On Wednesday afternoon, school children came and went to collect food essentials for their families. A people mover pulled up and a man in a moon boot grabbed what he needed.
Ms Watkins said it was clear that an increasing number of people were in desperate need of support.
"A lot of families I've spoken to are looking at instant homelessness in the next few weeks because they're being moved out of their rental properties and have nowhere to go. There's families living in hostels or trying to get into women's shelters, but there's just no space for them," she said.
Over the months, Ms Watkins has seen the waves of people coming for food and other relief, which is often related to the levels of government welfare support available.
"When a supplement was taken away from the pension population, we saw a whole lot of pensioners two weeks after that, and they've just kept coming since," she said.
"We see a base rate of about 50 to 60 people a day. When things get cut, it goes up to about 80 to 90. Then when they get a supplement, we'll end up with that same base rate."
And then, in those better times, GroWaverley also sees its funding donations increase from the community.
"The community gives when they can," Ms Watkins said.
"They want to give back, and they want us to keep going because they know it's here long-term. They want to support it when they can so that when they need it, it's still there.
"But at the moment, there's way more people in need than before."
From little things, big things grow
A lot has happened at GroWaverley over the past 12 months.
Set up in front of Ms Watkins' house, it started as a way of making sure excess food at the school didn't go to waste.
It has since become an unincorporated association with a three-person board.
The stall remains, sourcing food from Foodbank, Loaves and Fishes and excess bread from Coles, alongside a small community library box.
A calendar of events was set up, including activities for families that attracted about 120 people, a Christmas event, a first birthday party for GroWaverley and a fishing workshop for kids at Waverley Lake.
As winter approaches, volunteers have put together food and recipe packs using seasonal vegetables.

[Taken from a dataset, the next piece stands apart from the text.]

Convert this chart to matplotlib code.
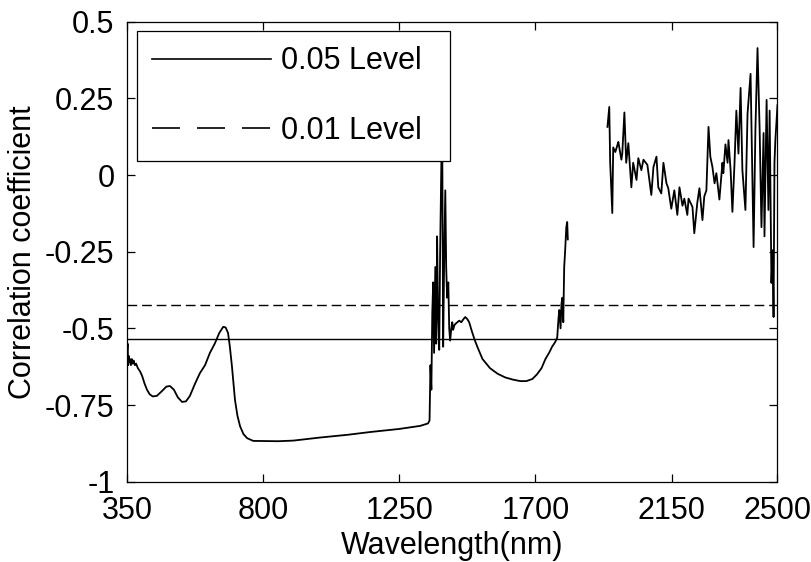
import matplotlib
matplotlib.use('Agg')
import matplotlib.pyplot as plt
from matplotlib.lines import Line2D

plt.rcParams['font.family'] = ['Liberation Sans', 'DejaVu Sans']

# Segment 1: 350-1807 nm
wl1 = [350, 352, 354, 356, 358, 360, 363, 366, 369, 372, 376, 380, 386, 393, 400,
       408, 416, 425, 435, 449, 465, 480, 492, 505, 518, 532, 545, 558, 575, 591,
       608, 624, 640, 655, 668, 676, 684, 690, 697, 702, 707, 715, 724, 735, 747,
       767, 850, 900, 988, 1080, 1154, 1250, 1319, 1345, 1350, 1353, 1356, 1359,
       1362, 1365, 1369, 1372, 1375, 1378, 1382, 1385, 1389, 1392, 1395, 1398,
       1402, 1405, 1408, 1412, 1415, 1418, 1422, 1425, 1428, 1432, 1436, 1442,
       1448, 1455, 1462, 1468, 1475, 1481, 1490, 1500, 1510, 1525, 1550, 1575,
       1600, 1625, 1650, 1670, 1690, 1705, 1720, 1733, 1745, 1755, 1765, 1772,
       1776, 1779, 1783, 1786, 1789, 1792, 1795, 1798, 1802, 1805, 1807]
r1 = [-0.58, -0.55, -0.62, -0.59, -0.61, -0.60, -0.62, -0.60, -0.615, -0.605,
      -0.62, -0.615, -0.63, -0.64, -0.655, -0.68, -0.70, -0.715, -0.722, -0.72,
      -0.705, -0.69, -0.688, -0.70, -0.725, -0.74, -0.738, -0.72, -0.68, -0.646,
      -0.62, -0.58, -0.55, -0.515, -0.495, -0.497, -0.515, -0.56, -0.625, -0.68,
      -0.734, -0.785, -0.82, -0.845, -0.858, -0.867, -0.868, -0.866, -0.856,
      -0.847, -0.838, -0.828, -0.818, -0.81, -0.80, -0.62, -0.70, -0.45, -0.35,
      -0.58, -0.30, -0.55, -0.20, -0.45, -0.57, -0.25, 0.04, 0.10, -0.56, -0.30,
      -0.05, -0.30, -0.40, -0.35, -0.50, -0.54, -0.50, -0.48, -0.505, -0.49,
      -0.485, -0.48, -0.475, -0.48, -0.47, -0.463, -0.47, -0.48, -0.51, -0.54,
      -0.565, -0.60, -0.63, -0.648, -0.66, -0.667, -0.672, -0.672, -0.665,
      -0.65, -0.63, -0.60, -0.58, -0.56, -0.545, -0.53, -0.47, -0.44, -0.50,
      -0.42, -0.40, -0.48, -0.30, -0.25, -0.17, -0.153, -0.21]

# Segment 2: 1938-2500 nm
wl2 = [1938, 1944, 1947, 1954, 1957, 1964, 1971, 1974, 1984, 1987, 1994, 2000,
       2007, 2017, 2023, 2034, 2040, 2050, 2057, 2070, 2083, 2090, 2100, 2106,
       2116, 2123, 2133, 2139, 2149, 2159, 2169, 2176, 2186, 2192, 2202, 2206,
       2219, 2225, 2235, 2242, 2252, 2258, 2265, 2272, 2278, 2285, 2292, 2298,
       2308, 2318, 2321, 2328, 2335, 2338, 2345, 2351, 2358, 2364, 2371, 2378,
       2384, 2394, 2401, 2411, 2421, 2427, 2434, 2441, 2447, 2454, 2457, 2464,
       2470, 2474, 2480, 2484, 2487, 2490, 2493, 2500]
r2 = [0.157, 0.222, 0.04, -0.124, 0.09, 0.075, 0.098, 0.108, 0.05, 0.07, 0.204,
      0.04, 0.104, -0.04, 0.04, -0.016, 0.055, 0.016, 0.05, 0.033, -0.065, 0.026,
      0.06, -0.04, -0.06, 0.04, -0.027, -0.043, -0.11, -0.05, -0.13, -0.04, -0.10,
      -0.077, -0.13, -0.077, -0.104, -0.19, -0.09, -0.043, -0.147, -0.07, -0.05,
      0.157, 0.06, 0.026, -0.027, 0.006, -0.08, 0.04, 0.006, 0.10, 0.04, 0.114,
      0.016, -0.12, 0.04, 0.21, 0.07, 0.284, 0.016, -0.114, 0.20, 0.33, -0.235,
      0.147, 0.414, 0.147, -0.17, 0.137, -0.20, 0.245, -0.114, 0.21, -0.352,
      -0.245, -0.463, 0.04, 0.114, 0.228]

level_05 = -0.536
level_01 = -0.424
legend_labels = ['0.05 Level', '0.01 Level']

xticks = [350, 800, 1250, 1700, 2150, 2500]
yticks = [-1, -0.75, -0.5, -0.25, 0, 0.25, 0.5]
ytick_labels = ['-1', '-0.75', '-0.5', '-0.25', '0', '0.25', '0.5']

FS = 22

fig = plt.figure(figsize=(8.12, 5.62), dpi=100)
ax = fig.add_axes([0.1564, 0.1429, 0.8011, 0.8185])

ax.plot(wl1, r1, color='black', lw=1.3)
ax.plot(wl2, r2, color='black', lw=1.3)
ax.axhline(level_05, color='black', lw=1.0)
ax.axhline(level_01, color='black', lw=1.0, dashes=(7, 3.5))

ax.set_xlim(350, 2500)
ax.set_ylim(-1, 0.5)
ax.set_xticks(xticks)
ax.set_yticks(yticks)
ax.set_yticklabels(ytick_labels)
ax.tick_params(direction='in', top=True, right=True, length=6, width=0.9,
               labelsize=FS)
ax.tick_params(axis='x', pad=10)
ax.tick_params(axis='y', pad=9)
for s in ax.spines.values():
    s.set_linewidth(0.9)

ax.set_xlabel('Wavelength(nm)', fontsize=FS, labelpad=4)
ax.set_ylabel('Correlation coefficient', fontsize=FS, labelpad=5)

handles = [Line2D([], [], color='black', lw=1.2),
           Line2D([], [], color='black', lw=1.2, dashes=(16.8, 10.2))]
leg = ax.legend(handles, legend_labels, loc='upper left', mode='expand',
                bbox_to_anchor=(0.1687, 0.5, 0.3855, 0.4448),
                bbox_transform=fig.transFigure,
                borderaxespad=0, fontsize=FS, handlelength=3.9,
                handletextpad=0.3, labelspacing=1.3, borderpad=0.5,
                fancybox=False, edgecolor='black', framealpha=1)
leg.get_frame().set_linewidth(0.9)

fig.savefig('out.png', dpi=100)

But one of the biggest changes has been the establishment of a community garden across the road, on a corner of a block of land owned by Housing Tasmania and managed by Community Housing Limited. The premises that once stood there had burnt down years ago.
"We've used it to hold gardening workshops, so families come in, they can make little garden beds of their own, and take the same thing home," Ms Watkins said.
The garden might be small now, but there are plans to make much greater use of the space.
Last month, GroWaverley was successful in its application for a $10,000 Stronger Communities grant from the federal government.
Ms Watkins said the funding would allow them to purchase two shipping containers to combine into one and fit out with computers for community members, a small library and storage, with an undercover area to hold regular events.
GroWaverley has been in regular discussions with the relevant government department to use the land, but the election held up the process.
"It's been slow, painfully slow," Ms Watkins said.
"There is a lot of red tape, there are a lot of forms to fill out, we're at the point where we couldn't do anything because of the election.
"Now we're still waiting.
"We just need to get the land signed off so we can put the shipping containers on the land."
The organisation was confident, however, that it was only a matter of time before Housing Tasmania and CHL gave the green light.
A better future for Waverley
A significant proportion of Waverley was built as broadacre public housing away from the Launceston suburbs, similar to Rocherlea, but neither were provided with public facilities to match the population.
In Rocherlea, it resulted in the establishment of the Northern Suburbs Community Centre which was initially run out of a house by volunteers to fill the gaps for those in need, including food relief.
There were parallels with GroWaverley, and Ms Watkins said they were hopeful of growing into something much bigger.
"We were hoping that within five years we would have enough evidence base out of the shipping containers to justify that the community actually is using it, they needed it, it was useful, so can we have a bigger one?" Ms Watkins said.
"Waverley is about to expand - St Leonards is about to expand towards Waverley - how ever you look at it, we're about to get a whole new subdivision attached to the end of Waverley, so there's more housing going in."
For now, just having space for their shipping containers could be the start they need.
"We're starting with just a small community space. At the moment no businesses can move in, nothing can happen until there's an actual community space here," Ms Watkins said.
"It could be a hall, a building, an anything!
"It might be just an empty hole that we're going to put there, but at least it's an undercover piece of space that the community owns, that they feel comfortable going into, that people from outside can come into as well and meet people."